Lee Rigby Murder: Not Even Our Failures in Iraq and Afghanistan Can Justify This

Impact

One of the killers stands square to the camera, drenched in blood with meat-cleaver in hand. In a second photo the other killer still holds his knife, but is being confronted by an absurdly normal looking young woman — just another Londoner going about her business when two men decided to bring their conception of justice to the capital’s streets.

Last month Boston, this month London — the threat changes but does not disappear. The two killers deliberately drove over a British soldier as he left London's Woolwich barracks, stabbed him to death, and apparently decapitated his corpse. This savage attack reduces to crystal clarity the complexities of a protracted struggle: medieval barbarity must be kept at bay, and the values of liberty and decency must never be compromised.

The killers claim that they were justified in butchering Drummer Lee Rigby because British soldiers have killed Muslims in Iraq and Afghanistan: "an eye for an eye and a tooth for a tooth." There will be those who will draw parallels between this brutal act and the impact of British and American policy in the Middle East. They will point to the thousands of innocents who have died as a result of military action in Iraq and Afghanistan, to the feelings of victimisation and betrayal felt by many Muslims at the way we have supported and then deposed dictators at whim, bombed great cities, and failed to prevent soldiers from torturing prisoners.

Our failures are real. Britain and its agents have behaved unethically at times, and done harm through ignorance and carelessness at others. However, for all these faults and errors, Britain is defined by values that are important and moreso, correct.
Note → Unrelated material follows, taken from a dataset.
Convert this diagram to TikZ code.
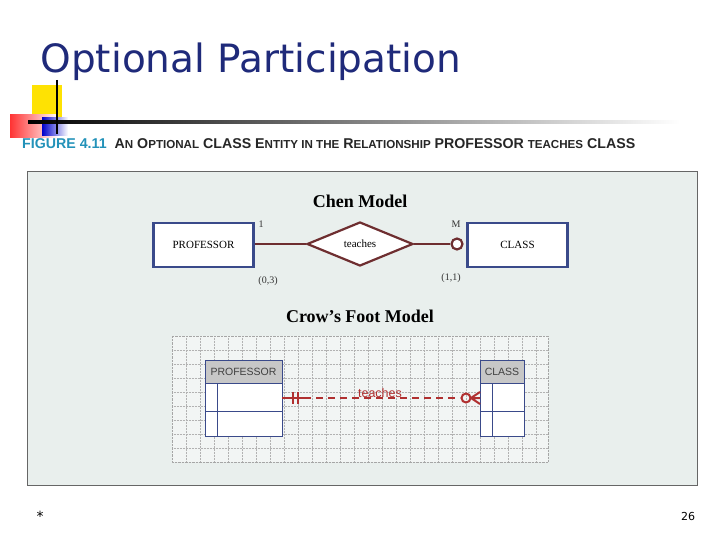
\documentclass[tikz,border=0pt]{standalone}
\usepackage{fontspec}
\setmainfont{DejaVu Sans}
\newfontfamily\capfont{Liberation Sans}
\newfontfamily\chenfont{Liberation Serif}
\usetikzlibrary{shapes.geometric,calc}
\definecolor{navy}{HTML}{1F2A7A}
\definecolor{maroon}{HTML}{6E2E30}
\definecolor{ent}{HTML}{3A4A8A}
\definecolor{crow}{HTML}{B03030}
\definecolor{panel}{HTML}{E9EFED}
\begin{document}
\begin{tikzpicture}[x=1pt,y=-1pt,
  chenent/.style={draw=ent,line width=2.2pt,fill=white,minimum width=100pt,minimum height=44pt,font=\chenfont\fontsize{11}{12}\selectfont},
  tbl/.style={draw=ent,line width=0.9pt},
  lbl/.style={font=\chenfont\fontsize{10}{11}\selectfont,text=black!80}]
\useasboundingbox (0,0) rectangle (720,540);
\fill[white] (0,0) rectangle (720,540);
% decor
\fill[yellow!85!orange] (32,85) rectangle (62,118);
\shade[left color=red!80, right color=white] (10,115) rectangle (58,138);
\shade[left color=blue!80!black, right color=white] (42,118) rectangle (68,136);
\shade[left color=black, right color=white] (28,121) rectangle (680,124);
\draw[black,line width=1.5pt] (57,80) -- (57,134);
\node[anchor=west,text=navy,font=\fontsize{39}{42}\selectfont] (title) at (37,62) {Optional Participation};
% caption
\node[anchor=west,font=\capfont\bfseries\fontsize{14.2}{16}\selectfont,inner sep=0] (cap) at (22,144)
 {\textcolor{ent!60!cyan}{FIGURE 4.11}\hspace{8pt}\textcolor{black!85}{A{\fontsize{11.6}{13}\selectfont N} O{\fontsize{11.6}{13}\selectfont PTIONAL} CLASS E{\fontsize{11.6}{13}\selectfont NTITY IN THE} R{\fontsize{11.6}{13}\selectfont ELATIONSHIP} PROFESSOR {\fontsize{11.6}{13}\selectfont TEACHES} CLASS}};
% panel
\draw[fill=panel,draw=black!60,line width=1pt] (27,172) rectangle (697,485);
\node[font=\chenfont\bfseries\fontsize{18}{20}\selectfont] (chen) at (360,201) {Chen Model};
\node[chenent] (prof) at (203.5,245) {PROFESSOR};
\node[chenent] (cls) at (517.5,245) {CLASS};
\node[diamond,draw=maroon,line width=2.2pt,fill=white,minimum width=106pt,minimum height=44pt,inner sep=0,aspect=2.4,font=\chenfont\fontsize{11}{12}\selectfont] (rel) at (360,244) {teaches};
\draw[maroon,line width=2.8pt] (prof.east|-rel) -- (rel.west);
\node[circle,draw=maroon,line width=2.2pt,fill=white,minimum size=11pt,inner sep=0] (opt) at (457,244) {};
\draw[maroon,line width=2.8pt] (rel.east) -- (opt.west);
\node[lbl] (one) at (261,224) {1};
\node[lbl] (m) at (456,224) {M};
\node[lbl] (c03) at (268,281) {(0,3)};
\node[lbl] (c11) at (451,278) {(1,1)};
\node[font=\chenfont\bfseries\fontsize{18}{20}\selectfont] (crow) at (360,316) {Crow’s Foot Model};
% grid
\fill[panel!60!white] (172,336) rectangle (548,462);
\foreach \gx in {186,200,...,546} \draw[black!30,densely dotted,line width=0.5pt] (\gx,336) -- (\gx,462);
\foreach \gy in {350,364,...,460} \draw[black!30,densely dotted,line width=0.5pt] (172,\gy) -- (548,\gy);
\draw[black!35,densely dotted] (172,336) rectangle (548,462);
% PROFESSOR table
\fill[white] (205,360) rectangle (282,436);
\fill[black!22] (205,360) rectangle (282,383);
\draw[tbl] (205,360) rectangle (282,436) (205,383) -- (282,383) (205,411) -- (282,411) (217,383) -- (217,436);
\node[font=\capfont\fontsize{10.5}{12}\selectfont,text=black!75] (pt) at (243.5,371.5) {PROFESSOR};
% CLASS table
\fill[white] (480,360) rectangle (524,436);
\fill[black!22] (480,360) rectangle (524,383);
\draw[tbl] (480,360) rectangle (524,436) (480,383) -- (524,383) (480,411) -- (524,411) (492,383) -- (492,436);
\node[font=\capfont\fontsize{10.5}{12}\selectfont,text=black!75] (ct) at (502,371.5) {CLASS};
\coordinate (pa) at (282,398);
\coordinate (ca) at (480,398);
\draw[crow,line width=2pt,dash pattern=on 7pt off 5pt] ($(pa)+(22,0)$) -- ($(ca)+(-20,0)$);
\draw[crow,line width=2pt] (pa) -- ++(22,0);
\draw[crow,line width=2pt] (293,392) -- (293,404) (298,392) -- (298,404);
\draw[crow,line width=2pt] (466,398) circle (4.5pt);
\draw[crow,line width=2pt] (471,398) -- (ca) (471,398) -- (480,392) (471,398) -- (480,404);
\node[font=\capfont\fontsize{12.5}{14}\selectfont,text=crow] (tch) at (380,393) {teaches};
% footer
\node[font=\fontsize{14}{16}\selectfont] (star) at (40,516) {*};
\node[font=\fontsize{11}{13}\selectfont] (pg) at (688,516) {26};
\end{tikzpicture}
\end{document}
British soldiers were not sent to fight in Iraq and Afghanistan to fight Islam, but because (rightly or wrongly) Britain's leaders believed it was necessary to protect our country, our allies, and our values. The extremists who have again murdered on British soil offer nothing but hatred, and have repeatedly demonstrated that they are prepared to commit any horror to undermine our society.
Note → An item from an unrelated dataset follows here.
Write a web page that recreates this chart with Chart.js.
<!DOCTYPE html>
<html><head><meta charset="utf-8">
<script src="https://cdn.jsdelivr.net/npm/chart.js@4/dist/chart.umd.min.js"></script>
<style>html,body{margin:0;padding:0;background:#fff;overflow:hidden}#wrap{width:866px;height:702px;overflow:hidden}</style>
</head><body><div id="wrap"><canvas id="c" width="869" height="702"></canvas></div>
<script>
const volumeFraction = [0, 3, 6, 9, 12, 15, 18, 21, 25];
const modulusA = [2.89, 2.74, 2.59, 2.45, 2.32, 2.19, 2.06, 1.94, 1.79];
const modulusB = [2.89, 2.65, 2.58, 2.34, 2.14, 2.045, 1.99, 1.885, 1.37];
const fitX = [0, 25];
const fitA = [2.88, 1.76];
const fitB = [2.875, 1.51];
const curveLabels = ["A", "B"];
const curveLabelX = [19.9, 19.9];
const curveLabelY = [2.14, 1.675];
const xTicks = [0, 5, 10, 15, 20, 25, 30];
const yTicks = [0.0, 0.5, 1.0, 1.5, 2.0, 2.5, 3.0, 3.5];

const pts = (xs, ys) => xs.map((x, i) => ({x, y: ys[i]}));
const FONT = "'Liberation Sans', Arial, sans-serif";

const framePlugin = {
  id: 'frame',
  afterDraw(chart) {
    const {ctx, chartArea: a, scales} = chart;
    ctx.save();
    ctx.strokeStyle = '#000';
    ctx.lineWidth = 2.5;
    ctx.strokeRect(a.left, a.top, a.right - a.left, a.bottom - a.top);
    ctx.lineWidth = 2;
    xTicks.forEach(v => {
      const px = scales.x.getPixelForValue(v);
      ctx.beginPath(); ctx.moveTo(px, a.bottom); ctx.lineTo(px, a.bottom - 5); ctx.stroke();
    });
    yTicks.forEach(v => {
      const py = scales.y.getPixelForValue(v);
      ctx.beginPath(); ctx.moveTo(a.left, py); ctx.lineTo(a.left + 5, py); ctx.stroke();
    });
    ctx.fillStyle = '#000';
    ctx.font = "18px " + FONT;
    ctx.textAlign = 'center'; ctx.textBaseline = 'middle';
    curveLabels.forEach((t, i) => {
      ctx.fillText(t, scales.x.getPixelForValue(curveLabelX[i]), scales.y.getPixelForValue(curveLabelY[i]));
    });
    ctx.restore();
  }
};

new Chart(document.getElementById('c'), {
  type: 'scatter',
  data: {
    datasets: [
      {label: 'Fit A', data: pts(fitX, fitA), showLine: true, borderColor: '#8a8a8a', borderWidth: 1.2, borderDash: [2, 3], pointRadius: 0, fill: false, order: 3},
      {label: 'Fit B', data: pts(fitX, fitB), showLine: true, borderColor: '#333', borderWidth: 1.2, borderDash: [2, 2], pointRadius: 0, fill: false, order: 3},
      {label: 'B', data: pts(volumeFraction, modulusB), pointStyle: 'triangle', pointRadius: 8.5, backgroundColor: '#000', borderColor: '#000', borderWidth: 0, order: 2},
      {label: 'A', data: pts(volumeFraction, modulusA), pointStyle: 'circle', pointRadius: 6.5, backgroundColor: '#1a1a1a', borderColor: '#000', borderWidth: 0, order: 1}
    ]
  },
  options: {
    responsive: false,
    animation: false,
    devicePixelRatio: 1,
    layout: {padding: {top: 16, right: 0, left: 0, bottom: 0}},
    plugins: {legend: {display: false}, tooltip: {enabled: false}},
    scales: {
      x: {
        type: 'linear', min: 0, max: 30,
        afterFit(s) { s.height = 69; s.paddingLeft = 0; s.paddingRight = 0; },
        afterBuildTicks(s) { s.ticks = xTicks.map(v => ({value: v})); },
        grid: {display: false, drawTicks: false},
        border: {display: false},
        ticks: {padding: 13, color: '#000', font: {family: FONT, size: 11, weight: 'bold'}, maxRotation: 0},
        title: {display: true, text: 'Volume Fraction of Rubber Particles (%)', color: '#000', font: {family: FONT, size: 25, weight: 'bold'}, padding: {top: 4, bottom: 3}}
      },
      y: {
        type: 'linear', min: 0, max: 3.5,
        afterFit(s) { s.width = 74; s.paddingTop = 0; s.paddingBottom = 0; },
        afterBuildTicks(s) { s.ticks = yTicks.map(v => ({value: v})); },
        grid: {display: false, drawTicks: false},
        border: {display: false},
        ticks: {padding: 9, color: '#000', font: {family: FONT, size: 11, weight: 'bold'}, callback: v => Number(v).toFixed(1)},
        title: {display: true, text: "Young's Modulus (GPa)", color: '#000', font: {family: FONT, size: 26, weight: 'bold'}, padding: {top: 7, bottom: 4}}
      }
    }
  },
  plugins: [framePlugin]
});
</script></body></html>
While we must never close our ears to criticism or cease seeking to remedy the legitimate grievances that some have against us, we can never afford to allow our openness in admitting our failures to blunt our condemnation of the crimes of our enemies. Nor should we become ambiguous in supporting the values that make Western civilisation something worth fighting for.
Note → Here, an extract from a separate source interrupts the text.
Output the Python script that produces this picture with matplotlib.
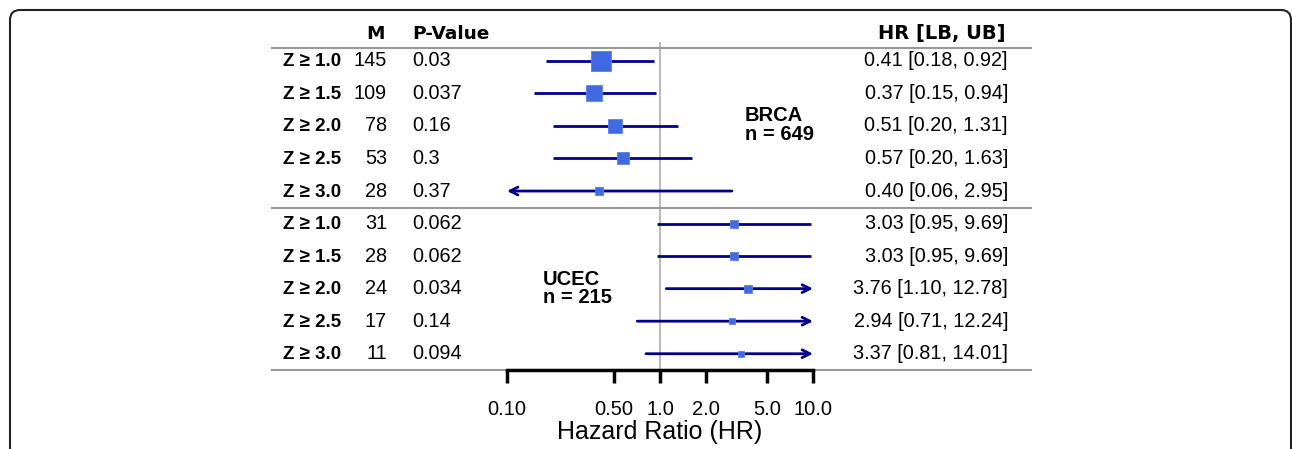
import numpy as np
from matplotlib import pyplot as plt
from matplotlib import transforms
from matplotlib.patches import FancyBboxPatch

# rows: BRCA first, then UCEC
labels = ['Z ≥ 1.0', 'Z ≥ 1.5', 'Z ≥ 2.0', 'Z ≥ 2.5', 'Z ≥ 3.0'] * 2
m_vals = [145, 109, 78, 53, 28, 31, 28, 24, 17, 11]
p_vals = ['0.03', '0.037', '0.16', '0.3', '0.37',
          '0.062', '0.062', '0.034', '0.14', '0.094']
hr = [0.41, 0.37, 0.51, 0.57, 0.40, 3.03, 3.03, 3.76, 2.94, 3.37]
lb = [0.18, 0.15, 0.20, 0.20, 0.06, 0.95, 0.95, 1.10, 0.71, 0.81]
ub = [0.92, 0.94, 1.31, 1.63, 2.95, 9.69, 9.69, 12.78, 12.24, 14.01]
groups = ['BRCA\nn = 649', 'UCEC\nn = 215']
xticks = [0.1, 0.5, 1.0, 2.0, 5.0, 10.0]
xticklabels = ['0.10', '0.50', '1.0', '2.0', '5.0', '10.0']

W, H = 1292, 449
navy = '#00008B'
blue = '#4169E1'
gray = '#999999'
sans = 'Liberation Sans'

fig = plt.figure(figsize=(W / 100, H / 100), dpi=100)
ax = fig.add_axes([507 / W, 79 / H, (813 - 507) / W, 328 / H])
ax.set_xscale('log')
xmin, xmax = 0.1, 10.0
ax.set_xlim(xmin, xmax)
ax.set_ylim(9.5, -0.58)

# pixel x, data y
tr = transforms.blended_transform_factory(fig.transFigure, ax.transData)
def px(x):
    return x / W

n = len(hr)
for i in range(n):
    lo, hi = max(lb[i], xmin), min(ub[i], xmax)
    if lb[i] < xmin:
        ax.annotate('', xy=(lo, i), xytext=(hi, i),
                    arrowprops=dict(arrowstyle='->', color=navy, lw=2, mutation_scale=14,
                                    shrinkA=0, shrinkB=0), annotation_clip=False)
    elif ub[i] > xmax:
        ax.annotate('', xy=(hi, i), xytext=(lo, i),
                    arrowprops=dict(arrowstyle='->', color=navy, lw=2, mutation_scale=14,
                                    shrinkA=0, shrinkB=0), annotation_clip=False)
    else:
        ax.plot([lo, hi], [i, i], color=navy, lw=2, solid_capstyle='butt')
    ax.plot(hr[i], i, marker='s', ms=1.14 * np.sqrt(m_vals[i]), color=blue,
            mec='#5a80ea', mew=0.6, zorder=4)

    ax.text(px(283), i + 0.03, labels[i], transform=tr, ha='left', va='center',
            fontsize=13.5, fontweight='bold', family=sans)
    ax.text(px(387), i, str(m_vals[i]), transform=tr, ha='right', va='center',
            fontsize=14.3, family=sans)
    ax.text(px(412), i, p_vals[i], transform=tr, ha='left', va='center',
            fontsize=14.3, family=sans)
    ax.text(px(1008), i, f'{hr[i]:.2f} [{lb[i]:.2f}, {ub[i]:.2f}]', transform=tr,
            ha='right', va='center', fontsize=14.3, family=sans)

# headers
hy = -0.83
ax.text(px(385), hy, 'M', transform=tr, ha='right', va='center', fontsize=13.3,
        fontweight='bold', family='DejaVu Sans')
ax.text(px(412), hy, 'P-Value', transform=tr, ha='left', va='center', fontsize=13.3,
        fontweight='bold', family='DejaVu Sans')
ax.text(px(1006), hy, 'HR [LB, UB]', transform=tr, ha='right', va='center', fontsize=14,
        fontweight='bold', family='DejaVu Sans')

# group labels
ax.text(px(745), 1.97, groups[0], transform=tr, ha='left', va='center', fontsize=14.5,
        fontweight='bold', family=sans, linespacing=0.95)
ax.text(px(543), 7.0, groups[1], transform=tr, ha='left', va='center', fontsize=14.5,
        fontweight='bold', family=sans, linespacing=0.95)

# separators and reference line
for yy in [-0.4, 4.53, 9.49]:
    ax.plot([px(272), px(1031)], [yy, yy], transform=tr, color=gray, lw=1.5,
            clip_on=False, zorder=1)
ax.axvline(1.0, color='#bbbbbb', lw=1.5, zorder=0)

for s in ['top', 'right', 'left']:
    ax.spines[s].set_visible(False)
ax.spines['bottom'].set_linewidth(2.5)
ax.spines['bottom'].set_zorder(5)
ax.set_yticks([])
ax.set_xticks(xticks)
ax.set_xticklabels(xticklabels, family=sans, fontsize=14.5)
ax.minorticks_off()
ax.tick_params(axis='x', direction='out', length=9.5, width=2.5, pad=12)
ax.set_xlabel('Hazard Ratio (HR)', family=sans, fontsize=18, labelpad=1)

# outer frame
frame = FancyBboxPatch((10, -30), 1281, 30 + H - 10, boxstyle='round,pad=0,rounding_size=10',
                       transform=transforms.IdentityTransform(), fill=False,
                       ec='#222222', lw=1.5, clip_on=False)
fig.patches.append(frame)

fig.savefig('out.png', dpi=100)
After 9/11, NATO activated Article 5 — "the article of faith" — for the first time in its history. With this act all the NATO states agreed to treat the attacks on America as an attack on them all. For me this was more than just a sympathetic gesture. For me it symbolised the recognition that us citizens of the West must share a common fate — kinned not so much by common blood or history as by shared values.

Democracy, freedom, and tolerance are the imperfect fruit of centuries of bloody wars and peaceful struggle. Whatever our faults, we must continue to stand together to protect these values from those who have again proved themselves prepared to go to such barbaric lengths to undermine them.